● YOUR GOAL: Copy nothing but the stretch that opens with the line containing "Write the matplotlib code for this chart." and closes with the line containing "ax = fig.add_axes([0, 0, 1, 1])". Keep pictures out.

● LISTED RECORDS:
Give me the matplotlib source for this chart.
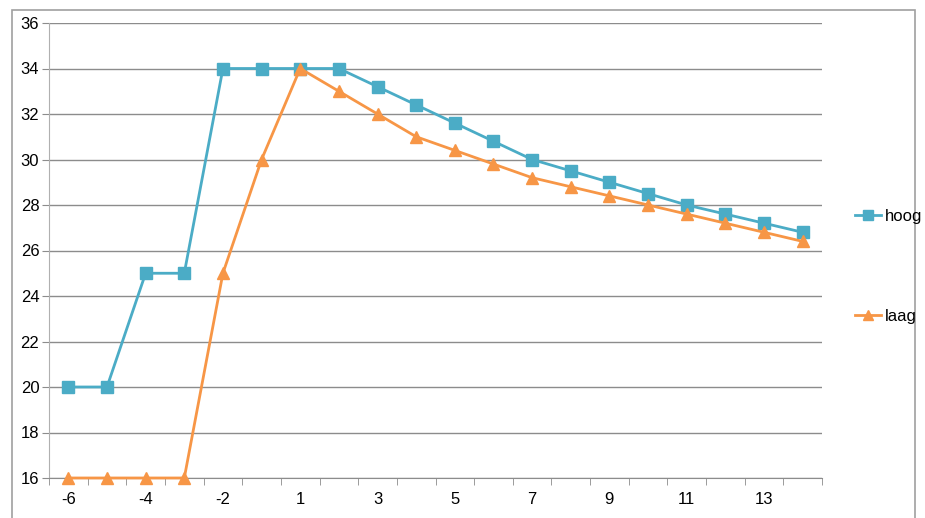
import matplotlib
matplotlib.use("Agg")
import matplotlib.pyplot as plt
from matplotlib.patches import Rectangle
from matplotlib.lines import Line2D

categories = ["-6", "-5", "-4", "-3", "-2", "-1", "1", "2", "3", "4", "5", "6", "7", "8", "9", "10", "11", "12", "13", "14"]
hoog = [20, 20, 25, 25, 34, 34, 34, 34, 33.2, 32.4, 31.6, 30.8, 30, 29.5, 29, 28.5, 28, 27.6, 27.2, 26.8]
laag = [16, 16, 16, 16, 25, 30, 34, 33, 32, 31, 30.4, 29.8, 29.2, 28.8, 28.4, 28, 27.6, 27.2, 26.8, 26.4]
y_ticks = [16, 18, 20, 22, 24, 26, 28, 30, 32, 34, 36]

plt.rcParams['font.family'] = ['Liberation Sans', 'DejaVu Sans']

fig = plt.figure(figsize=(9.25, 5.18), dpi=100)
fig.patches.append(Rectangle((12/925, -0.01), (915-12)/925, 1 - 10/518 + 0.01,
                             transform=fig.transFigure, fill=False, edgecolor='#a0a0a0', lw=1.2))
ax = fig.add_axes([49/925, 1-478/518, (822-49)/925, (478-23)/518])

x = list(range(len(categories)))
c_hoog = '#4BACC6'
c_laag = '#F79646'
ax.plot(x, hoog, color=c_hoog, lw=2, marker='s', ms=8, label='hoog', zorder=3, clip_on=False)
ax.plot(x, laag, color=c_laag, lw=2, marker='^', ms=8, label='laag', zorder=3, clip_on=False)

ax.set_xlim(-0.5, len(categories) - 0.5)
ax.set_ylim(16, 36)
ax.set_yticks(y_ticks)
ax.set_yticklabels([str(v) for v in y_ticks], fontsize=12)
ax.yaxis.grid(True, color='#8c8c8c', lw=1)
ax.set_axisbelow(True)

ax.set_xticks([i for i in x[::2]])
ax.set_xticklabels(categories[::2], fontsize=12)
ax.tick_params(axis='x', length=0, pad=10)
ax.set_xticks([i - 0.5 for i in range(len(categories) + 1)], minor=True)
ax.tick_params(axis='x', which='minor', length=5, color='#8c8c8c', direction='out')
ax.tick_params(axis='y', length=5, color='#8c8c8c', direction='out', pad=2)

for s in ['top', 'right']:
    ax.spines[s].set_visible(False)
ax.spines['left'].set_color('#b0b0b0')
ax.spines['bottom'].set_color('#8c8c8c')

handles = [Line2D([0], [0], color=c_hoog, lw=2, marker='s', ms=7),
           Line2D([0], [0], color=c_laag, lw=2, marker='^', ms=7)]
fig.legend(handles, ['hoog', 'laag'], loc='center left', bbox_to_anchor=(848/925, 1 - 266/518),
           frameon=False, fontsize=12, labelspacing=5.1, handlelength=1.6, handletextpad=0.2,
           borderaxespad=0)

fig.savefig('out.png', dpi=100)
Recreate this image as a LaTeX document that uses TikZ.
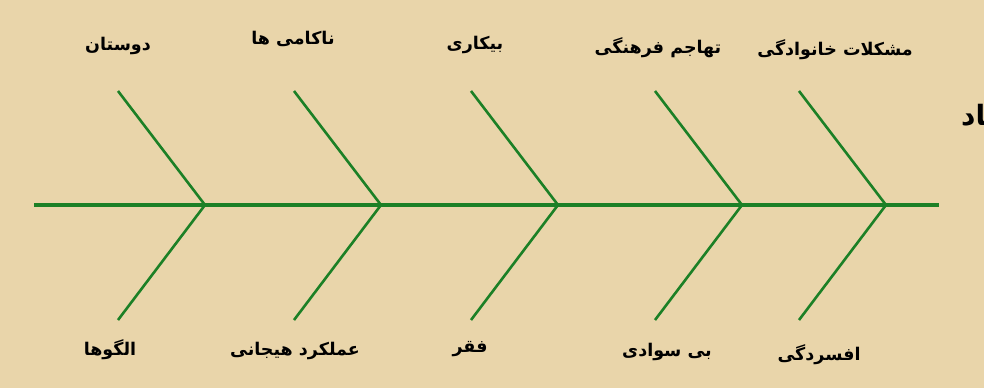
\documentclass[tikz,border=0pt]{standalone}
\usepackage{fontspec}
\newfontfamily\arabicfont[Script=Arabic]{DejaVu Sans}
\TeXXeTstate=1
\definecolor{paper}{RGB}{233,213,170}
\definecolor{bone}{RGB}{28,128,38}
\tikzset{
  spine/.style={draw=bone, line width=3.4pt},
  bonel/.style={draw=bone, line width=2.6pt},
  lab/.style={font=\arabicfont\bfseries\fontsize{17.5}{20}\selectfont, text=black, inner sep=0pt, anchor=center},
}
\begin{document}
\begin{tikzpicture}[x=1pt,y=-1pt]
\fill[paper] (0,0) rectangle (984,388);
\useasboundingbox (0,0) rectangle (984,388);
\begin{scope}
\clip (0,0) rectangle (984,388);
% spine ends
\coordinate (s0) at (34,205);
\coordinate (s1) at (939,205);
% vertices
\coordinate (v1) at (205,205);
\coordinate (v2) at (381,205);
\coordinate (v3) at (558,205);
\coordinate (v4) at (742,205);
\coordinate (v5) at (886,205);
% top ends
\coordinate (t1) at (118,91);
\coordinate (t2) at (294,91);
\coordinate (t3) at (471,91);
\coordinate (t4) at (655,91);
\coordinate (t5) at (799,91);
% bottom ends
\coordinate (b1) at (118,320);
\coordinate (b2) at (294,320);
\coordinate (b3) at (471,320);
\coordinate (b4) at (655,320);
\coordinate (b5) at (799,320);
\draw[spine] (s0) -- (s1);
\foreach \i in {1,...,5}{
  \draw[bonel] (t\i) -- (v\i) -- (b\i);
}
% top labels
\node[lab] (L1) at (118,46) {\beginR دوستان\endR};
\node[lab] (L2) at (293,39) {\beginR ناکامی ها\endR};
\node[lab] (L3) at (475,45) {\beginR بیکاری\endR};
\node[lab] (L4) at (658,48) {\beginR تهاجم فرهنگی\endR};
\node[lab] (L5) at (835,50) {\beginR مشکلات خانوادگی\endR};
% bottom labels
\node[lab] (M1) at (110,350) {\beginR الگوها\endR};
\node[lab] (M2) at (295,351) {\beginR عملکرد هیجانی\endR};
\node[lab] (M3) at (470,349) {\beginR فقر\endR};
\node[lab] (M4) at (667,352) {\beginR بی سوادی\endR};
\node[lab] (M5) at (819,355) {\beginR افسردگی\endR};
% head (cut off at the right edge, as in the reference)
\node[lab, font=\arabicfont\bfseries\fontsize{28}{32}\selectfont, anchor=west] (H) at (961,117) {\beginR اعتیاد\endR};
\end{scope}
\end{tikzpicture}
\end{document}
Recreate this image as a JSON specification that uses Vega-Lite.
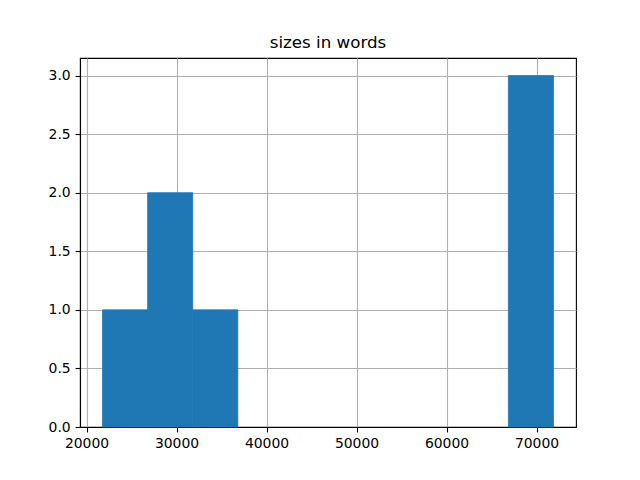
{
  "$schema": "https://vega.github.io/schema/vega-lite/v6.json",
  "autosize": {"type": "none"},
  "padding": {"left": 80, "top": 58, "right": 64, "bottom": 53},
  "width": 496,
  "height": 369,
  "background": "white",
  "title": {
    "text": "sizes in words",
    "font": "DejaVu Sans",
    "fontSize": 16.7,
    "fontWeight": "normal",
    "color": "black",
    "anchor": "middle",
    "baseline": "alphabetic",
    "offset": -7
  },
  "config": {
    "view": {"stroke": "black", "strokeWidth": 1.1},
    "axis": {
      "labelFont": "DejaVu Sans",
      "labelFontSize": 13.9,
      "labelColor": "black",
      "tickColor": "black",
      "tickSize": 4.9,
      "tickWidth": 1.1,
      "domainColor": "black",
      "domainWidth": 1.1,
      "gridColor": "#b0b0b0",
      "gridWidth": 1.1,
      "gridOpacity": 1,
      "labelPadding": 4.9,
      "title": null,
      "zindex": 1
    }
  },
  "data": {
    "values": [
      {"start": 21780, "end": 26790, "count": 1},
      {"start": 26790, "end": 31800, "count": 2},
      {"start": 31800, "end": 36810, "count": 1},
      {"start": 36810, "end": 41820, "count": 0},
      {"start": 41820, "end": 46830, "count": 0},
      {"start": 46830, "end": 51840, "count": 0},
      {"start": 51840, "end": 56850, "count": 0},
      {"start": 56850, "end": 61860, "count": 0},
      {"start": 61860, "end": 66870, "count": 0},
      {"start": 66870, "end": 71880, "count": 3}
    ]
  },
  "transform": [{"filter": "datum.count > 0"}],
  "mark": {"type": "rect", "color": "#1f77b4", "stroke": "#1f77b4", "strokeWidth": 0.8},
  "encoding": {
    "x": {
      "field": "start",
      "type": "quantitative",
      "scale": {"domain": [19275, 74385], "nice": false, "zero": false},
      "axis": {"values": [20000, 30000, 40000, 50000, 60000, 70000], "format": "d", "labelFlush": false}
    },
    "x2": {"field": "end"},
    "y": {
      "field": "count",
      "type": "quantitative",
      "scale": {"domain": [0, 3.15], "nice": false},
      "axis": {"values": [0, 0.5, 1, 1.5, 2, 2.5, 3], "format": ".1f"}
    },
    "y2": {"datum": 0}
  }
}
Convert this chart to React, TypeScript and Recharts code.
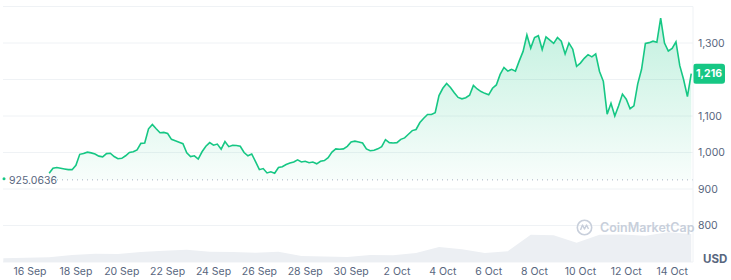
import React from 'react';
import { ComposedChart, Area, XAxis, YAxis, CartesianGrid, ReferenceLine } from 'recharts';

// time is counted in days from 16 Sep 00:00
const priceStartDay = 5 / 6; // 16 Sep 20:00
const priceStepsPerDay = 6; // one price every 4 hours
const volumeStartDay = -7 / 6; // 14 Sep 20:00, one volume per day

const priceValues = [
  943, 957, 959, 957, 955, 953, 953, 965, 995, 997,
  1001, 999, 996, 990, 988, 997, 998, 989, 983, 984,
  991, 1000, 1002, 1007, 1025, 1026, 1065, 1077, 1065, 1054,
  1055, 1052, 1036, 1032, 1028, 1024, 999, 989, 991, 982,
  1002, 1017, 1027, 1020, 1023, 1009, 1030, 1016, 1020, 1019,
  1017, 1000, 991, 996, 975, 953, 956, 944, 947, 943,
  959, 961, 967, 971, 974, 980, 974, 976, 972, 974,
  969, 976, 978, 986, 1001, 1010, 1009, 1010, 1017, 1029,
  1031, 1029, 1026, 1010, 1005, 1006, 1010, 1016, 1035, 1027,
  1026, 1027, 1036, 1040, 1050, 1060, 1063, 1082, 1094, 1104,
  1104, 1109, 1156, 1176, 1189, 1178, 1164, 1151, 1147, 1150,
  1157, 1184, 1174, 1167, 1162, 1158, 1176, 1185, 1214, 1233,
  1223, 1228, 1223, 1251, 1277, 1322, 1286, 1315, 1320, 1282,
  1317, 1308, 1299, 1315, 1305, 1270, 1300, 1283, 1236, 1245,
  1258, 1268, 1262, 1270, 1222, 1195, 1105, 1135, 1100, 1128,
  1160, 1146, 1120, 1128, 1188, 1228, 1299, 1301, 1305, 1302,
  1368, 1300, 1278, 1285, 1303, 1238, 1200, 1153, 1216,
];

// daily volume, $M
const volumeValues = [
  12, 13, 15, 22, 26, 25, 31, 35, 38, 32,
  31, 29, 32, 19, 17, 16, 22, 21, 28, 47,
  40, 28, 34, 85, 84, 60, 85, 86, 82, 93,
  88,
];

const openPrice = 925.0636;
const lastPrice = 1216;

const dayTicks = [0, 2, 4, 6, 8, 10, 12, 14, 16, 18, 20, 22, 24, 26, 28];
const dayLabels = ['16 Sep', '18 Sep', '20 Sep', '22 Sep', '24 Sep', '26 Sep', '28 Sep', '30 Sep', '2 Oct', '4 Oct', '6 Oct', '8 Oct', '10 Oct', '12 Oct', '14 Oct'];
const priceTicks = [700, 800, 900, 1000, 1100, 1200, 1300, 1400];
// gridlines only, no text (1,200 sits under the price badge)
const hiddenPriceLabels = [700, 1200, 1400];

const GREEN = '#16c784';
const AXIS_TEXT = '#58667e';

// merge both series onto one time table
const rows = new Map<string, any>();
const addRow = (t: number, patch: object) => {
  const key = t.toFixed(4);
  const row = rows.get(key) || { t };
  rows.set(key, Object.assign(row, patch));
};
priceValues.forEach((p, i) => addRow(priceStartDay + i / priceStepsPerDay, { price: p }));
volumeValues.forEach((v, k) => addRow(volumeStartDay + k, { volume: v }));
const chartData = [...rows.values()].sort((a, b) => a.t - b.t);

const OpenLabel = (props: any) => {
  const { viewBox } = props;
  const y = viewBox.y;
  return (
    <g>
      <rect x={0} y={y - 7} width={48} height={14} fill="#fff" />
      <circle cx={4} cy={y - 1} r={1.5} fill={GREEN} />
      <text x={9} y={y} dy="0.35em" fontSize={10.5} fill={AXIS_TEXT} fontFamily="Inter, sans-serif">
        {openPrice.toFixed(4)}
      </text>
    </g>
  );
};

const LastBadge = (props: any) => {
  const { viewBox } = props;
  const x = viewBox.x + viewBox.width;
  const y = viewBox.y;
  return (
    <g>
      <rect x={x} y={y - 10} width={32} height={20} rx={3} fill={GREEN} />
      <text x={x + 16} y={y} dy="0.35em" textAnchor="middle" fontSize={10.5} fontWeight={700} fill="#fff" fontFamily="Inter, sans-serif">
        {lastPrice.toLocaleString('en-US')}
      </text>
    </g>
  );
};

export default function App() {
  return (
    <div style={{ position: 'absolute', left: 0, top: 0, width: 731, height: 280, background: '#fff', fontFamily: 'Inter, sans-serif' }}>
      <ComposedChart width={731} height={280} data={chartData} margin={{ top: 6.5, right: 0, bottom: 0, left: 3 }}>
        <defs>
          <linearGradient id="priceFill" x1="0" y1="0" x2="0" y2="1">
            <stop offset="0%" stopColor={GREEN} stopOpacity={0.26} />
            <stop offset="100%" stopColor={GREEN} stopOpacity={0.03} />
          </linearGradient>
        </defs>
        <CartesianGrid yAxisId="price" vertical={false} stroke="#eff2f5" />
        <XAxis
          dataKey="t"
          type="number"
          domain={[-1.18, 28.91]}
          allowDataOverflow
          ticks={dayTicks}
          interval={0}
          tickFormatter={(v: number) => dayLabels[dayTicks.indexOf(v)]}
          axisLine={false}
          tickLine={false}
          tickSize={4}
          tickMargin={2}
          height={18}
          tick={{ fontSize: 10.5, fill: AXIS_TEXT }}
        />
        <YAxis yAxisId="vol" hide domain={[0, 800]} />
        <YAxis
          yAxisId="price"
          orientation="right"
          width={38}
          domain={[700, 1400]}
          ticks={priceTicks}
          interval={0}
          tickFormatter={(v: number) => (hiddenPriceLabels.includes(v) ? '' : v.toLocaleString('en-US'))}
          axisLine={{ stroke: '#eff2f5' }}
          tickLine={false}
          tickSize={3}
          tickMargin={2}
          tick={{ fontSize: 10.5, fill: AXIS_TEXT }}
        />
        <Area yAxisId="vol" type="linear" dataKey="volume" stroke="none" fill="#eceff3" fillOpacity={1} connectNulls isAnimationActive={false} />
        <Area
          yAxisId="price"
          type="linear"
          dataKey="price"
          baseValue={openPrice}
          stroke={GREEN}
          strokeWidth={1.6}
          fill="url(#priceFill)"
          fillOpacity={1}
          dot={false}
          activeDot={false}
          isAnimationActive={false}
        />
        <ReferenceLine yAxisId="price" y={openPrice} stroke="#a6b0c3" strokeDasharray="1 4" label={<OpenLabel />} />
        <ReferenceLine yAxisId="price" y={lastPrice} stroke="none" label={<LastBadge />} />
      </ComposedChart>
      <div style={{ position: 'absolute', left: 576, top: 219, display: 'flex', alignItems: 'center', gap: 7, color: '#c8cfdb', fontSize: 12.5, fontWeight: 600 }}>
        <svg width={17} height={17} viewBox="0 0 17 17">
          <circle cx={8.5} cy={8.5} r={7.2} fill="none" stroke="#c8cfdb" strokeWidth={1.6} />
          <path d="M4.5 11 L6.5 6 L8.5 10 L10.5 6 L12.5 10" fill="none" stroke="#c8cfdb" strokeWidth={1.5} strokeLinejoin="round" />
        </svg>
        <span>CoinMarketCap</span>
      </div>
      <div style={{ position: 'absolute', left: 703, top: 252, fontSize: 11.5, fontWeight: 700, color: AXIS_TEXT }}>USD</div>
    </div>
  );
}
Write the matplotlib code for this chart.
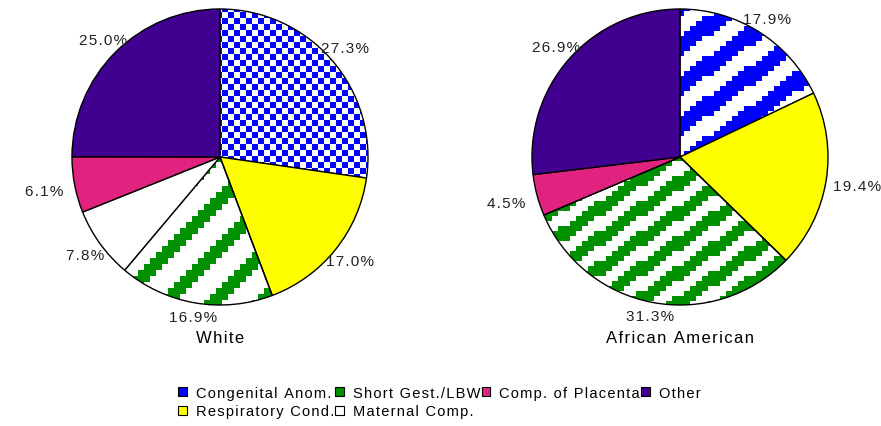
import numpy as np
import matplotlib
matplotlib.use('Agg')
import matplotlib.pyplot as plt
from matplotlib.patches import Patch

plt.rcParams['font.family'] = ['Liberation Sans', 'DejaVu Sans']

# data
categories = ['Congenital Anom.', 'Respiratory Cond.', 'Short Gest./LBW',
              'Maternal Comp.', 'Comp. of Placenta', 'Other']
white = [27.3, 17.0, 16.9, 7.8, 6.1, 25.0]
african_american = [17.9, 19.4, 31.3, 0.0, 4.5, 26.9]
groups = ['White', 'African American']

colors = ['#0000ff', '#ffff00', '#009000', '#ffffff', '#e0237f', '#400090']

W, H = 881, 427
R = 148
centers = [(220, H - 158), (680, H - 158)]

yy, xx = np.mgrid[0:H, 0:W]


def spaced(s):
    # the reference text is drawn with a little extra letter spacing
    return '\u200a'.join(s)


def to_rgba(on, color):
    img = np.ones((H, W, 4))
    img[on, :3] = matplotlib.colors.to_rgb(color)
    return img


def checker(color, cell=6):
    on = ((xx // cell + yy // cell) % 2) == 0
    return to_rgba(on, color)


def stripes(color, slope, period, width, bx=6, by=5):
    xq = (xx // bx) * bx
    yq = (yy // by) * by
    on = np.mod(yq - slope * xq, period) < width
    return to_rgba(on, color)


# fill patterns per pie (index of slice -> image)
patterns = [
    {0: checker('#0000ff'), 2: stripes('#009000', 1.0, 48, 16, 6, 6)},
    {0: stripes('#0000ff', 0.72, 40, 20), 2: stripes('#009000', 0.7, 30, 15)},
]

fig = plt.figure(figsize=(W / 100, H / 100), dpi=100)
ax = fig.add_axes([0, 0, 1, 1])

for values, center, name, pats in zip([white, african_american], centers, groups, patterns):
    faces = ['none' if i in pats else c for i, c in enumerate(colors)]
    wedges, _ = ax.pie(values, colors=faces, startangle=90, counterclock=False,
                       center=center, radius=R, frame=True,
                       wedgeprops=dict(edgecolor='black', linewidth=1.0))
    for i, img in pats.items():
        im = ax.imshow(img, extent=(0, W, 0, H), origin='lower',
                       interpolation='nearest', zorder=0.5)
        im.set_clip_path(wedges[i])

    # percentage labels just outside the rim
    cum = 0.0
    total = sum(values)
    for v in values:
        if v > 0:
            theta = np.deg2rad(90 - 360 * (cum + v / 2) / total)
            c, s = np.cos(theta), np.sin(theta)
            ext = min(24 / max(abs(c), 1e-6), 7 / max(abs(s), 1e-6))
            d = R + 7 + ext
            ax.text(center[0] + d * c, center[1] + d * s, spaced(f'{v:.1f}%'),
                    ha='center', va='center', fontsize=11, color='#222222')
        cum += v

    ax.text(center[0], H - 339, spaced(name), ha='center', va='center', fontsize=12)

ax.set_xlim(0, W)
ax.set_ylim(0, H)
ax.set_aspect('equal')
ax.axis('off')

handles = [Patch(facecolor=c, edgecolor='black', linewidth=0.8, label=spaced(l))
           for c, l in zip(colors, categories)]
fig.legend(handles=handles, loc='upper left', bbox_to_anchor=(178 / W, 1 - 387 / H),
           ncol=4, frameon=False, fontsize=10.5, handlelength=0.6, handleheight=0.6,
           handletextpad=0.6, columnspacing=0.1, labelspacing=0.3,
           borderpad=0, borderaxespad=0)

fig.savefig('out.png', dpi=100)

● RESPONSE BELOW:
Write the matplotlib code for this chart.
import numpy as np
import matplotlib
matplotlib.use('Agg')
import matplotlib.pyplot as plt
from matplotlib.patches import Patch

plt.rcParams['font.family'] = ['Liberation Sans', 'DejaVu Sans']

# data
categories = ['Congenital Anom.', 'Respiratory Cond.', 'Short Gest./LBW',
              'Maternal Comp.', 'Comp. of Placenta', 'Other']
white = [27.3, 17.0, 16.9, 7.8, 6.1, 25.0]
african_american = [17.9, 19.4, 31.3, 0.0, 4.5, 26.9]
groups = ['White', 'African American']

colors = ['#0000ff', '#ffff00', '#009000', '#ffffff', '#e0237f', '#400090']

W, H = 881, 427
R = 148
centers = [(220, H - 158), (680, H - 158)]

yy, xx = np.mgrid[0:H, 0:W]


def spaced(s):
    # the reference text is drawn with a little extra letter spacing
    return '\u200a'.join(s)


def to_rgba(on, color):
    img = np.ones((H, W, 4))
    img[on, :3] = matplotlib.colors.to_rgb(color)
    return img


def checker(color, cell=6):
    on = ((xx // cell + yy // cell) % 2) == 0
    return to_rgba(on, color)


def stripes(color, slope, period, width, bx=6, by=5):
    xq = (xx // bx) * bx
    yq = (yy // by) * by
    on = np.mod(yq - slope * xq, period) < width
    return to_rgba(on, color)


# fill patterns per pie (index of slice -> image)
patterns = [
    {0: checker('#0000ff'), 2: stripes('#009000', 1.0, 48, 16, 6, 6)},
    {0: stripes('#0000ff', 0.72, 40, 20), 2: stripes('#009000', 0.7, 30, 15)},
]

fig = plt.figure(figsize=(W / 100, H / 100), dpi=100)
ax = fig.add_axes([0, 0, 1, 1])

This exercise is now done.